EDITORIAL: Move the BLM’s headquarters to Nevada
The Bureau of Land Management employs more than 11,500 workers and is charged with managing nearly 250 million acres of public land — more than 12 percent of the country. The vast majority of that property sits in a dozen Western states, including Nevada, where the government controls 85 percent of the landmass, more than in any other state.
So why are the great majority of BLM officials housed in a headquarters less than a mile from the Potomac in Washington, D.C., thousands of miles from the action?
That’s a question Congress and the Trump administration may soon ponder, as two recent bills propose moving the BLM’s headquarters out of the nation’s capital and into the heart of the American West at a yet-to-be-determined location. The proposals dovetail nicely with recent comments from Interior Secretary Ryan Zinke, who has embraced such a move.
“You’re dealing with an agency that basically has no business in Washington, D.C.,” said Sen. Cory Gardner, R-Colo., who has sponsored a measure in the upper chamber to house the BLM in any one of 12 Western states, including Nevada. Republican congressman Scott Tipton of Colorado has offered similar legislation in the House and has three Democratic co-sponsors, The Associated Press reported this week.
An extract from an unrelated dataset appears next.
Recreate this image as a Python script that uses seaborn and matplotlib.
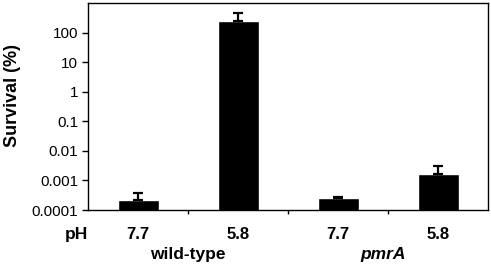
import matplotlib
matplotlib.use("Agg")
import matplotlib.pyplot as plt
import seaborn as sns
import pandas as pd
import numpy as np

sns.set_style("white")
plt.rcParams['font.family'] = ['Liberation Sans', 'DejaVu Sans']
plt.rcParams['text.color'] = 'black'
plt.rcParams['axes.labelcolor'] = 'black'
plt.rcParams['xtick.color'] = 'black'
plt.rcParams['ytick.color'] = 'black'

conditions = ["wt 7.7", "wt 5.8", "pmrA 7.7", "pmrA 5.8"]
ph_labels = ["7.7", "5.8", "7.7", "5.8"]
survival = [2.1e-4, 250, 2.5e-4, 1.65e-3]
err_upper = [1.7e-4, 220, 0.35e-4, 1.45e-3]
strains = ["wild-type", "pmrA"]

df = pd.DataFrame({"cond": conditions, "survival": survival})

fig = plt.figure(figsize=(4.91, 2.68), dpi=100)
ax = fig.add_axes([88/491, 1 - 210/268, 400/491, 207/268])

sns.barplot(data=df, x="cond", y="survival", color="black", width=0.41,
            saturation=1, ax=ax, errorbar=None, log_scale=True)
xs = np.arange(len(conditions))
ax.errorbar(xs, survival, yerr=[np.zeros(len(survival)), err_upper],
            fmt="none", ecolor="black", elinewidth=1.6, capsize=3.5, capthick=1.6)

ax.set_yscale("log")
ax.set_ylim(1e-4, 1e3)
yt = [1e-4, 1e-3, 1e-2, 1e-1, 1, 10, 100]
ax.set_yticks(yt)
ax.set_yticklabels(["0.0001", "0.001", "0.01", "0.1", "1", "10", "100"])
ax.minorticks_off()
ax.set_xlim(-0.5, 3.5)
ax.set_xticks([0.5, 1.5, 2.5], minor=False)
ax.set_xticklabels([])
ax.tick_params(axis="x", bottom=True, direction="out", length=3, width=1, color="black")
ax.tick_params(axis="y", left=True, direction="out", length=4, width=1, color="black",
               labelcolor="black", labelsize=11, pad=3)
for s in ax.spines.values():
    s.set_color("black")
    s.set_linewidth(1)
ax.set_xlabel("")
ax.set_ylabel("Survival (%)", fontsize=13, fontweight="bold", labelpad=8, color="black")
ax.yaxis.set_label_coords(-0.168, 0.555)

trans = ax.get_xaxis_transform()
for x, lab in zip(xs, ph_labels):
    ax.text(x, -0.12, lab, transform=trans, ha="center", va="center",
            fontsize=12, fontweight="bold", color="black")
ax.text(-0.62, -0.12, "pH", transform=trans, ha="center", va="center",
        fontsize=12.5, fontweight="bold", color="black")
ax.text(0.5, -0.215, strains[0], transform=trans, ha="center", va="center",
        fontsize=12.5, fontweight="bold", color="black")
ax.text(2.45, -0.215, strains[1], transform=trans, ha="center", va="center",
        fontsize=12.5, fontweight="bold", style="italic", color="black")

fig.savefig("out.png", dpi=100)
The move is long overdue. Tensions between rural Westerners and federal land managers have waxed and waned for decades, with the Cliven Bundy controversy being their latest incarnation. The roots of these conflicts are many and varied, but the fact that many Westerners who live and work on or near public lands view the far-removed federal bureaucracy as arrogant and detached from the region’s realities is obviously a contributing factor.
Bringing more agency officials to the region they manage would go a long way toward fostering a mutual respect and better understanding among ranchers, conservationists and federal land managers alike.
Mr. Zinke told the Review-Journal in December that his mission was to “work with local communities and to be better neighbors.” Getting his BLM management team out in the field would help.
In the meantime, this should be one idea on which members of Nevada’s congressional delegation can come together. In the House, Democratic Reps. Dina Titus, Ruben Kihuen and Jacky Rosen, along with GOP Rep. Mark Amodei, should sign on to Rep. Tipton’s bill. Sen. Dean Heller, a Republican, and Catherine Cortez Masto, a Democrat, should do the same with Sen. Gardner’s proposal.
In addition, all of them should aggressively make the case that Nevada, with the highest percentage of federal land in the nation, would be an obvious location for any new BLM headquarters.
A previous version of this editorial misnamed Sen. Cory Gardner.